• Given instruction: Copy only the lines between the one containing "Output the LaTeX" and the end of the records, both included, leaving out pictures.

[Rows from a dataset of charts and code]
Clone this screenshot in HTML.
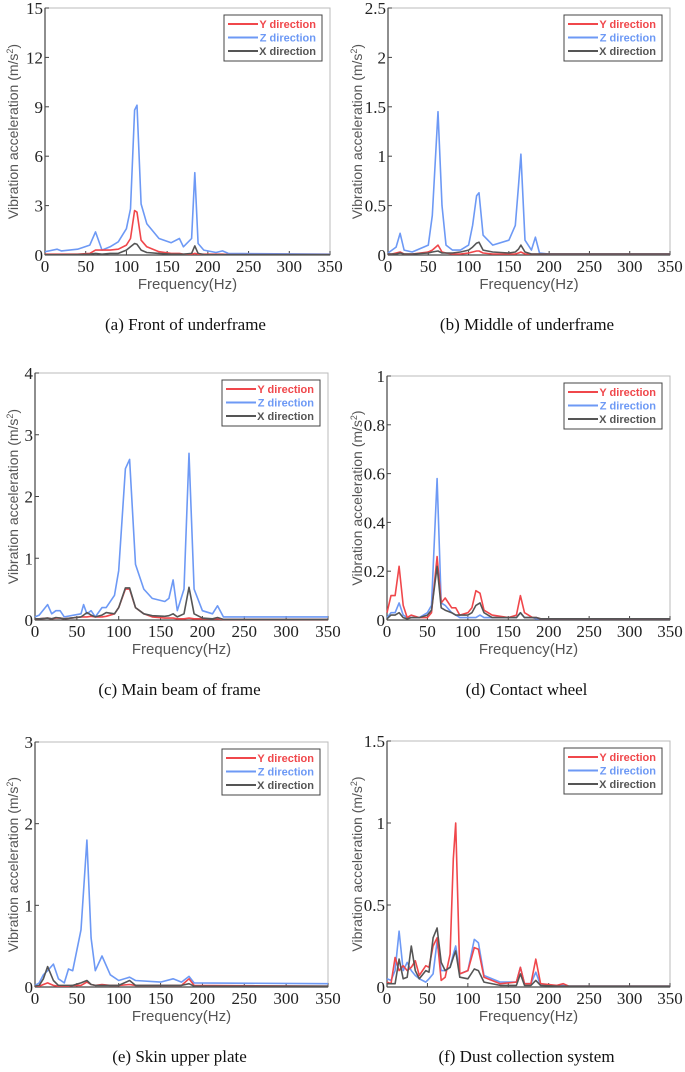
<!DOCTYPE html>
<html><head><meta charset="utf-8"><style>
body{margin:0;background:#fff;width:685px;height:1072px;overflow:hidden}
svg{display:block}
</style></head><body>
<svg id="fig" width="685" height="1072" xmlns="http://www.w3.org/2000/svg"></svg>
<script>
// Panel (a) Front of underframe
const fA=[0,5,15,20,40,55,62,70,80,90,100,105,110,113,118,125,140,155,165,170,180,184,188,195,210,218,225,260,350];
const zA=[0.2,0.25,0.35,0.25,0.35,0.6,1.4,0.3,0.5,0.8,1.6,2.8,8.8,9.1,3.1,1.9,1.0,0.75,1.0,0.5,1.0,5.0,0.7,0.3,0.15,0.25,0.1,0.08,0.05];
const yA=[0.05,0.05,0.05,0.05,0.05,0.1,0.3,0.3,0.3,0.35,0.6,1.0,2.7,2.6,0.9,0.5,0.2,0.1,0.1,0.05,0.05,0.1,0.05,0.05,0.05,0.05,0.03,0.02,0.02];
const xA=[0.02,0.02,0.02,0.02,0.03,0.05,0.1,0.05,0.1,0.1,0.3,0.5,0.7,0.65,0.3,0.15,0.1,0.05,0.05,0.05,0.1,0.55,0.1,0.03,0.02,0.02,0.02,0.02,0.02];
// Panel (b) Middle of underframe
const fB=[0,5,10,15,20,30,50,55,62,67,72,80,90,100,105,110,113,118,130,150,158,162,165,170,178,183,188,200,350];
const zB=[0.02,0.05,0.08,0.22,0.05,0.03,0.1,0.4,1.45,0.5,0.1,0.05,0.05,0.1,0.3,0.6,0.63,0.2,0.1,0.15,0.3,0.7,1.02,0.15,0.05,0.18,0.02,0.01,0.01];
const yB=[0.01,0.01,0.02,0.03,0.01,0.01,0.03,0.05,0.1,0.03,0.02,0.01,0.01,0.02,0.03,0.04,0.04,0.02,0.01,0.01,0.01,0.02,0.03,0.01,0.01,0.01,0.01,0.01,0.01];
const xB=[0.01,0.01,0.01,0.02,0.01,0.01,0.02,0.03,0.04,0.02,0.02,0.02,0.03,0.05,0.08,0.12,0.13,0.05,0.03,0.02,0.03,0.06,0.1,0.03,0.01,0.01,0.01,0.01,0.01];
// Panel (c) Main beam of frame
const fC=[0,5,15,20,25,30,35,55,58,62,67,72,80,85,95,100,108,113,120,130,140,155,160,165,170,178,184,190,200,212,218,225,350];
const zC=[0.05,0.08,0.25,0.1,0.15,0.15,0.05,0.1,0.25,0.1,0.15,0.05,0.2,0.2,0.4,0.8,2.45,2.6,0.9,0.5,0.35,0.3,0.35,0.65,0.15,0.5,2.7,0.5,0.15,0.1,0.23,0.05,0.05];
const yC=[0.02,0.02,0.03,0.02,0.03,0.03,0.02,0.05,0.05,0.05,0.06,0.05,0.05,0.06,0.1,0.2,0.5,0.5,0.2,0.1,0.05,0.03,0.03,0.03,0.02,0.02,0.03,0.02,0.02,0.02,0.02,0.01,0.01];
const xC=[0.02,0.02,0.03,0.02,0.04,0.03,0.02,0.05,0.08,0.12,0.08,0.05,0.08,0.12,0.1,0.2,0.52,0.52,0.2,0.1,0.07,0.06,0.07,0.1,0.05,0.1,0.53,0.1,0.03,0.02,0.04,0.01,0.01];
// Panel (d) Contact wheel
const fD=[0,5,10,15,20,25,30,40,50,55,62,67,72,80,85,90,100,105,110,115,120,130,150,160,165,170,180,185,190,350];
const yD=[0.03,0.1,0.1,0.22,0.06,0.01,0.02,0.01,0.01,0.03,0.26,0.07,0.09,0.05,0.05,0.02,0.03,0.05,0.12,0.11,0.04,0.02,0.01,0.02,0.1,0.03,0.01,0.01,0.005,0.005];
const zD=[0.01,0.03,0.03,0.07,0.02,0.01,0.01,0.01,0.03,0.06,0.58,0.07,0.06,0.03,0.02,0.01,0.01,0.01,0.01,0.02,0.01,0.01,0.01,0.01,0.03,0.01,0.01,0.005,0.005,0.005];
const xD=[0.005,0.02,0.02,0.03,0.01,0.005,0.01,0.01,0.02,0.04,0.22,0.05,0.04,0.03,0.02,0.02,0.02,0.03,0.06,0.07,0.03,0.01,0.01,0.01,0.03,0.01,0.01,0.01,0.005,0.005];
// Panel (e) Skin upper plate
const fE=[0,5,10,15,22,28,35,40,45,55,62,67,72,80,90,100,113,120,150,165,175,184,190,350];
const zE=[0.02,0.05,0.15,0.2,0.28,0.1,0.05,0.22,0.2,0.7,1.8,0.6,0.2,0.38,0.15,0.08,0.12,0.08,0.06,0.1,0.06,0.13,0.05,0.04];
const yE=[0.01,0.01,0.03,0.05,0.02,0.01,0.01,0.01,0.02,0.02,0.06,0.03,0.02,0.03,0.02,0.02,0.03,0.02,0.02,0.02,0.02,0.1,0.02,0.01];
const xE=[0.01,0.02,0.1,0.25,0.08,0.02,0.02,0.02,0.02,0.05,0.08,0.03,0.02,0.02,0.02,0.02,0.08,0.02,0.02,0.02,0.02,0.04,0.01,0.01];
// Panel (f) Dust collection system
const fF=[0,5,10,15,20,25,30,35,40,48,52,57,62,67,72,78,82,85,90,100,108,113,120,140,160,165,170,178,184,190,210,218,225,350];
const yF=[0.03,0.02,0.18,0.1,0.13,0.1,0.12,0.16,0.07,0.13,0.12,0.25,0.3,0.04,0.06,0.2,0.78,1.0,0.08,0.1,0.24,0.23,0.06,0.02,0.03,0.12,0.02,0.02,0.17,0.02,0.01,0.02,0.005,0.005];
const zF=[0.05,0.04,0.1,0.34,0.1,0.15,0.1,0.07,0.05,0.03,0.05,0.08,0.28,0.1,0.1,0.12,0.2,0.25,0.08,0.1,0.29,0.27,0.07,0.03,0.03,0.12,0.02,0.02,0.09,0.01,0.01,0.01,0.005,0.005];
const xF=[0.02,0.02,0.02,0.17,0.05,0.06,0.25,0.1,0.05,0.1,0.09,0.3,0.36,0.15,0.1,0.12,0.18,0.22,0.06,0.05,0.11,0.1,0.03,0.01,0.01,0.08,0.01,0.01,0.04,0.01,0.005,0.005,0.005,0.005];

const xTicks=[0,50,100,150,200,250,300,350];
const panels=[
 {id:'a',L:45,T:8,R:330,B:255,tx:13,max:15,yt:[0,3,6,9,12,15],f:fA,y:yA,z:zA,x:xA,cap:'(a) Front of underframe'},
 {id:'b',L:388,T:8,R:670,B:255,tx:357,max:2.5,yt:[0,0.5,1,1.5,2,2.5],f:fB,y:yB,z:zB,x:xB,cap:'(b) Middle of underframe'},
 {id:'c',L:35,T:373,R:328,B:620,tx:13,max:4,yt:[0,1,2,3,4],f:fC,y:yC,z:zC,x:xC,cap:'(c) Main beam of frame'},
 {id:'d',L:387,T:376,R:670,B:620,tx:357,max:1,yt:[0,0.2,0.4,0.6,0.8,1],f:fD,y:yD,z:zD,x:xD,cap:'(d) Contact wheel'},
 {id:'e',L:35,T:742,R:328,B:987,tx:13,max:3,yt:[0,1,2,3],f:fE,y:yE,z:zE,x:xE,cap:'(e) Skin upper plate'},
 {id:'f',L:387,T:741,R:670,B:987,tx:357,max:1.5,yt:[0,0.5,1,1.5],f:fF,y:yF,z:zF,x:xF,cap:'(f) Dust collection system'}
];
const NS='http://www.w3.org/2000/svg';
const svg=document.getElementById('fig');
function mk(tag,attrs,parent,text){const e=document.createElementNS(NS,tag);for(const k in attrs)e.setAttribute(k,attrs[k]);if(text!==undefined)e.textContent=text;parent.appendChild(e);return e;}
const RED='#f0474b',BLUE='#6d99f5',GRAY='#555';
panels.forEach(p=>{
 const g=mk('g',{},svg);
 
 
 const sx=v=>p.L+(v/350)*(p.R-p.L);
 const sy=v=>p.B-(v/p.max)*(p.B-p.T);
 const frame=mk('rect',{x:p.L,y:p.T,width:p.R-p.L,height:p.B-p.T,fill:'none',stroke:'#bbb','stroke-width':1},g);
 
 
 mk('line',{x1:p.L,y1:p.T,x2:p.L,y2:p.B,stroke:'#444','stroke-width':1.2},g);
 mk('line',{x1:p.L,y1:p.B,x2:p.R,y2:p.B,stroke:'#444','stroke-width':1.2},g);
 xTicks.forEach(t=>{
  mk('line',{x1:sx(t),y1:p.B,x2:sx(t),y2:p.B-4,stroke:'#444'},g);
  const tx=mk('text',{x:sx(t),y:p.B+17,'text-anchor':'middle','font-family':'Liberation Serif, serif','font-size':'17',fill:'#222'},g,String(t));
  
  
 });
 p.yt.forEach(t=>{
  mk('line',{x1:p.L,y1:sy(t),x2:p.L+4,y2:sy(t),stroke:'#444'},g);
  const ty=mk('text',{x:p.L-2,y:sy(t)+6,'text-anchor':'end','font-family':'Liberation Serif, serif','font-size':'17',fill:'#222'},g,String(t));
  
  
 });
 const xt=mk('text',{x:(p.L+p.R)/2,y:p.B+34,'text-anchor':'middle','font-family':'Liberation Sans, sans-serif','font-size':'15',fill:'#555'},g,'Frequency(Hz)');
 
 
 const yti=mk('text',{x:0,y:0,transform:`translate(${p.tx+5},${(p.T+p.B)/2}) rotate(-90)`,'text-anchor':'middle','font-family':'Liberation Sans, sans-serif','font-size':'14',fill:'#555'},g);
 
 
 yti.innerHTML='Vibration acceleration (m/s<tspan dy="-5" font-size="9">2</tspan><tspan dy="5">)</tspan>';
 [[p.z,BLUE,'z'],[p.y,RED,'y'],[p.x,GRAY,'x']].forEach(([arr,c,n])=>{
  const d=arr.map((v,i)=>(i?'L':'M')+sx(p.f[i]).toFixed(1)+','+sy(v).toFixed(1)).join('');
  const pl=mk('path',{d:d,fill:'none',stroke:c,'stroke-width':1.6,'stroke-linejoin':'round'},g);
  
  
 });
 const lx=p.R-106,ly=p.T+7;
 const lg=mk('g',{},g);
 
 
 mk('rect',{x:lx,y:ly,width:98,height:46,fill:'#fff',stroke:'#444','stroke-width':1},lg);
 [['Y direction',RED],['Z direction',BLUE],['X direction',GRAY]].forEach(([t,c],i)=>{
  const yy=ly+9+i*13.5;
  mk('line',{x1:lx+4,y1:yy,x2:lx+34,y2:yy,stroke:c,'stroke-width':2},lg);
  const le=mk('text',{x:lx+92,y:yy+4,'text-anchor':'end','font-family':'Liberation Sans, sans-serif','font-size':'11','font-weight':'bold',fill:c},lg,t);
  
  
 });
 const cap=mk('text',{x:(p.L+p.R)/2-2,y:p.B+75,'text-anchor':'middle','font-family':'Liberation Serif, serif','font-size':'17',fill:'#111'},g,p.cap);
 
 
});
</script>
</body></html>
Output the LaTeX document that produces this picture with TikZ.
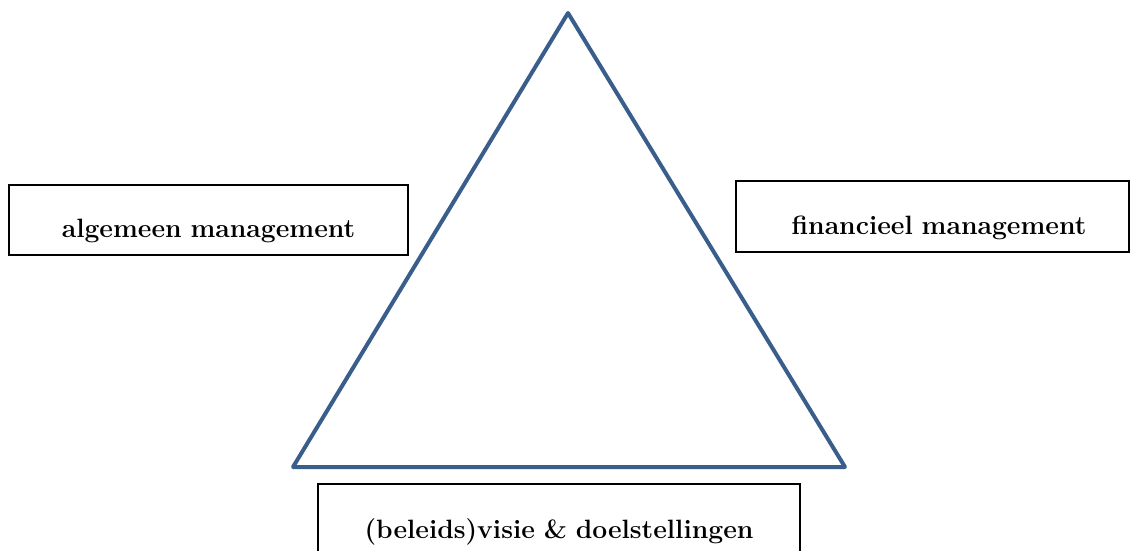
\documentclass[tikz,border=0pt]{standalone}
\begin{document}
\begin{tikzpicture}[x={(1pt,0)},y={(0,-1pt)},
  box/.style={draw=black,line width=2pt,rectangle,inner sep=0pt,align=center,
    font=\fontsize{26.5}{30}\selectfont\bfseries},
  tri/.style={draw={rgb,255:red,58;green,94;blue,140},line width=4pt,line join=round}]
\useasboundingbox (0,0) rectangle (1130,550);
\coordinate (A) at (568,13);
\coordinate (B) at (293,467);
\coordinate (C) at (845,467);
\draw[tri] (A) -- (B) -- (C) -- cycle;
\node[box,anchor=north west,text width=399pt,text height=52.7pt,text depth=17.3pt] (alg) at (8,184) {algemeen management};
\node[box,anchor=north west,text width=393pt,text height=53pt,text depth=18pt] (fin) at (735,180) {\hspace*{13pt}financieel management};
\node[box,anchor=north west,text width=482pt,text height=54pt,text depth=30pt] (vis) at (317,483) {(beleids)visie \& doelstellingen};
\end{tikzpicture}
\end{document}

• Correct output:
Output the LaTeX document that produces this picture with TikZ.
\documentclass[tikz,border=0pt]{standalone}
\begin{document}
\begin{tikzpicture}[x={(1pt,0)},y={(0,-1pt)},
  box/.style={draw=black,line width=2pt,rectangle,inner sep=0pt,align=center,
    font=\fontsize{26.5}{30}\selectfont\bfseries},
  tri/.style={draw={rgb,255:red,58;green,94;blue,140},line width=4pt,line join=round}]
\useasboundingbox (0,0) rectangle (1130,550);
\coordinate (A) at (568,13);
\coordinate (B) at (293,467);
\coordinate (C) at (845,467);
\draw[tri] (A) -- (B) -- (C) -- cycle;
\node[box,anchor=north west,text width=399pt,text height=52.7pt,text depth=17.3pt] (alg) at (8,184) {algemeen management};
\node[box,anchor=north west,text width=393pt,text height=53pt,text depth=18pt] (fin) at (735,180) {\hspace*{13pt}financieel management};
\node[box,anchor=north west,text width=482pt,text height=54pt,text depth=30pt] (vis) at (317,483) {(beleids)visie \& doelstellingen};
\end{tikzpicture}
\end{document}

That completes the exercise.